— Begin Provided material —

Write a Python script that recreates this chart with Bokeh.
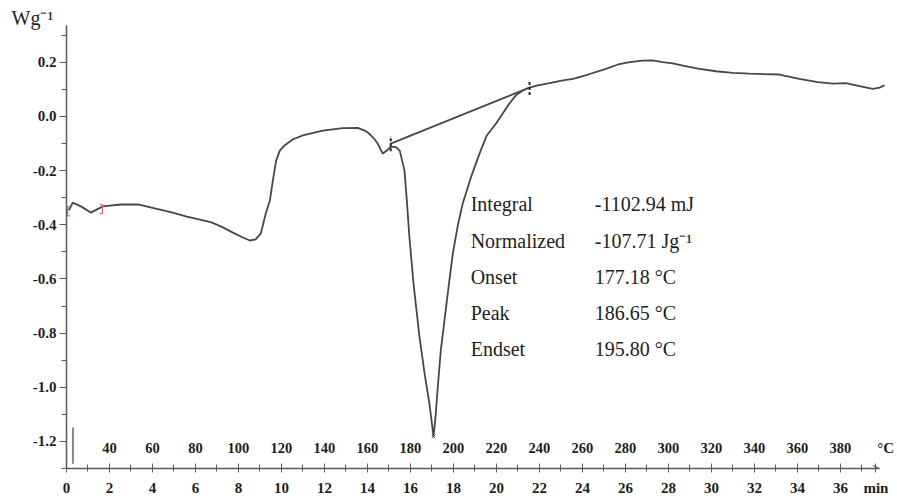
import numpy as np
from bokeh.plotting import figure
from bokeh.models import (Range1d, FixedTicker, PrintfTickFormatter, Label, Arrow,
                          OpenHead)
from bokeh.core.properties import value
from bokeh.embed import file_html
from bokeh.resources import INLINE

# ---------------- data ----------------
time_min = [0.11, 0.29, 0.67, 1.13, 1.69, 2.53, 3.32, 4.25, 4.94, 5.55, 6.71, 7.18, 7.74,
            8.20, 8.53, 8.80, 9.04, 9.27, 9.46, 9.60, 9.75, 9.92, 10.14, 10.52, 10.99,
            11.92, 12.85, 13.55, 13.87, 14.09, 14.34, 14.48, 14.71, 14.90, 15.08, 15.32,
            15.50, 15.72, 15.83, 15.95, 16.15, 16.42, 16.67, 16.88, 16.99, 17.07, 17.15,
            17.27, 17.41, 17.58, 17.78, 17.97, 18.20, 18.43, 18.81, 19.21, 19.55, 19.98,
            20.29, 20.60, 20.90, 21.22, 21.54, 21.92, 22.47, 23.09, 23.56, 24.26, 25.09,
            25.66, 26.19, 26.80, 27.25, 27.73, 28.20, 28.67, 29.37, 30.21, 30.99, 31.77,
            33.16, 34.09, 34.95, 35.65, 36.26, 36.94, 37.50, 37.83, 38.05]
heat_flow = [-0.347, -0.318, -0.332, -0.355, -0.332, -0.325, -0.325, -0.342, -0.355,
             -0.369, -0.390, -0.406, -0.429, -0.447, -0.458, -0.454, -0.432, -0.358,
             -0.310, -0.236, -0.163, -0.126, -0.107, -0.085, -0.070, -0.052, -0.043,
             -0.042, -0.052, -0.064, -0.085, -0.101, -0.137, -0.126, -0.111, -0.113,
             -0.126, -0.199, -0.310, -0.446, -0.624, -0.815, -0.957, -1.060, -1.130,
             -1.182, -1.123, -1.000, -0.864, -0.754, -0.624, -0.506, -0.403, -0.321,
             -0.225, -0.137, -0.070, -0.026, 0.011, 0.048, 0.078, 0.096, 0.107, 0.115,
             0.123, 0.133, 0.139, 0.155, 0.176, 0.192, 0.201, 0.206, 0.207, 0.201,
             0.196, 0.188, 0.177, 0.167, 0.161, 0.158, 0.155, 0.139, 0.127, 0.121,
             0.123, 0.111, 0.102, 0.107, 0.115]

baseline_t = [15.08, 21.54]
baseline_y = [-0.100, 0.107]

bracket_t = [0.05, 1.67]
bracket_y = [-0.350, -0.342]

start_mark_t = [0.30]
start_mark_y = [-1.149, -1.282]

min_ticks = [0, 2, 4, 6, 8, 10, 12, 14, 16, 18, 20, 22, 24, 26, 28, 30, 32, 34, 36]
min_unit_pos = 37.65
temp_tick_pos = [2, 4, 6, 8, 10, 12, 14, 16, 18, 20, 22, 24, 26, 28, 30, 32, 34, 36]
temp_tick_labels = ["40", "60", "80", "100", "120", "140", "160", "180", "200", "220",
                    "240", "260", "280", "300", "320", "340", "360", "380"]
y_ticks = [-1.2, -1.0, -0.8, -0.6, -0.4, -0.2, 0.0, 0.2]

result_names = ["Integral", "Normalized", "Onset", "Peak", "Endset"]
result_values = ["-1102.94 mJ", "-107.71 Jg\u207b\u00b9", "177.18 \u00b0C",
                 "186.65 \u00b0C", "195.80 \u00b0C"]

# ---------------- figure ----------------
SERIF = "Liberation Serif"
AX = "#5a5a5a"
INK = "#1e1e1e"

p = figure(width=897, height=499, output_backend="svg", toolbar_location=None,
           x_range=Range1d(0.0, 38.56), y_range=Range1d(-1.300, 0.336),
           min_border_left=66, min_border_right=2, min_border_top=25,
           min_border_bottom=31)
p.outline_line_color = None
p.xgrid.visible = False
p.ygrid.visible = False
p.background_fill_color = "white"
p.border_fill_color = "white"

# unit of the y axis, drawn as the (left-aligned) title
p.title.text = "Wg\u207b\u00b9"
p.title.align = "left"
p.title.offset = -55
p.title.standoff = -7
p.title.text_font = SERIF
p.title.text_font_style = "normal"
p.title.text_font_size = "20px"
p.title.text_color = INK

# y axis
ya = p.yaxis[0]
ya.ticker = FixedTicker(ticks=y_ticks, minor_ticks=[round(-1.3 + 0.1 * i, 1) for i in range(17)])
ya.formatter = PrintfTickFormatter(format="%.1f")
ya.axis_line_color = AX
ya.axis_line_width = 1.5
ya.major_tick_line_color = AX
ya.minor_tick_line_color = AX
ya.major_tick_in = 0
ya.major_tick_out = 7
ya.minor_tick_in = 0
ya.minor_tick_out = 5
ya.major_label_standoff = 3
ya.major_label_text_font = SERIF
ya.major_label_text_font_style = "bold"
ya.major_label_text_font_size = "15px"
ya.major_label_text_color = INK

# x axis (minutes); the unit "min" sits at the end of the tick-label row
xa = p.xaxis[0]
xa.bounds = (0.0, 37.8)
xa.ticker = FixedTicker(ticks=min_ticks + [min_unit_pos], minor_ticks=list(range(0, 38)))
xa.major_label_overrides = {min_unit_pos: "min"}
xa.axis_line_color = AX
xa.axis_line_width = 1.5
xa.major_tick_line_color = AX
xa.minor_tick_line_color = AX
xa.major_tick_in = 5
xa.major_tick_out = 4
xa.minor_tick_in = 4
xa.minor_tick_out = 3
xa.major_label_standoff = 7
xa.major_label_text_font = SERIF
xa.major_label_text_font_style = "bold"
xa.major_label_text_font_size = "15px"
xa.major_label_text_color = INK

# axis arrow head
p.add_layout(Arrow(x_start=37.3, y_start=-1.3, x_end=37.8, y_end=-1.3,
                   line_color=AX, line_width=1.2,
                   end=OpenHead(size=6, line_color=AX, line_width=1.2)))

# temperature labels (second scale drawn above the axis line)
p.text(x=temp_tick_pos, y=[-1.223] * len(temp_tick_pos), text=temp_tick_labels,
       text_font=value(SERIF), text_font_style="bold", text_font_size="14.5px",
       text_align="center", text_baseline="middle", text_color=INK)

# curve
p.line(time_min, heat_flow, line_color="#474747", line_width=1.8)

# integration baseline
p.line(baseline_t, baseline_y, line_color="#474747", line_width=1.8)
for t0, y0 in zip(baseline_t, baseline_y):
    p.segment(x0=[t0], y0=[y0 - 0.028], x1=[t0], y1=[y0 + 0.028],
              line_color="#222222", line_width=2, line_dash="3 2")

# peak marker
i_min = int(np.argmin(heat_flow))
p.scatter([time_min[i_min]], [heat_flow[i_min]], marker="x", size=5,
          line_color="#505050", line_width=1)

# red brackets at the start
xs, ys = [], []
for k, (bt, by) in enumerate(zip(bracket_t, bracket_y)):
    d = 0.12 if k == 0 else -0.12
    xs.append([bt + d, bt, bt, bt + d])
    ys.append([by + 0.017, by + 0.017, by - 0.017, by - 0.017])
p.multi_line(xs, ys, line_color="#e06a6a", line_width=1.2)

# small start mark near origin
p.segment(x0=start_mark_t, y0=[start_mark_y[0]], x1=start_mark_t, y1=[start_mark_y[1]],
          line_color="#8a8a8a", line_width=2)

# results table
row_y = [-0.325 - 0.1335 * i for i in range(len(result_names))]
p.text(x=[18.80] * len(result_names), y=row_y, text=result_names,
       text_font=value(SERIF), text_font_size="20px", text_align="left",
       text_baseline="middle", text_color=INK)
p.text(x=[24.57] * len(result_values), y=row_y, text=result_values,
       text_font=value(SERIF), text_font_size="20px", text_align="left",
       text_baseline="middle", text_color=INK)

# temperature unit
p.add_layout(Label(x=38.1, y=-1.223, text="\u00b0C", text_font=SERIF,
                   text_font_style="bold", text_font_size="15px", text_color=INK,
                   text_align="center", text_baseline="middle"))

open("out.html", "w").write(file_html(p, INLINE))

— End Provided material —

### Short problem
Restate the data word for word from its first line through the line with "from bokeh.resources import INLINE", leaving out any picture along the way.

### Response below
Write a Python script that recreates this chart with Bokeh.
import numpy as np
from bokeh.plotting import figure
from bokeh.models import (Range1d, FixedTicker, PrintfTickFormatter, Label, Arrow,
                          OpenHead)
from bokeh.core.properties import value
from bokeh.embed import file_html
from bokeh.resources import INLINE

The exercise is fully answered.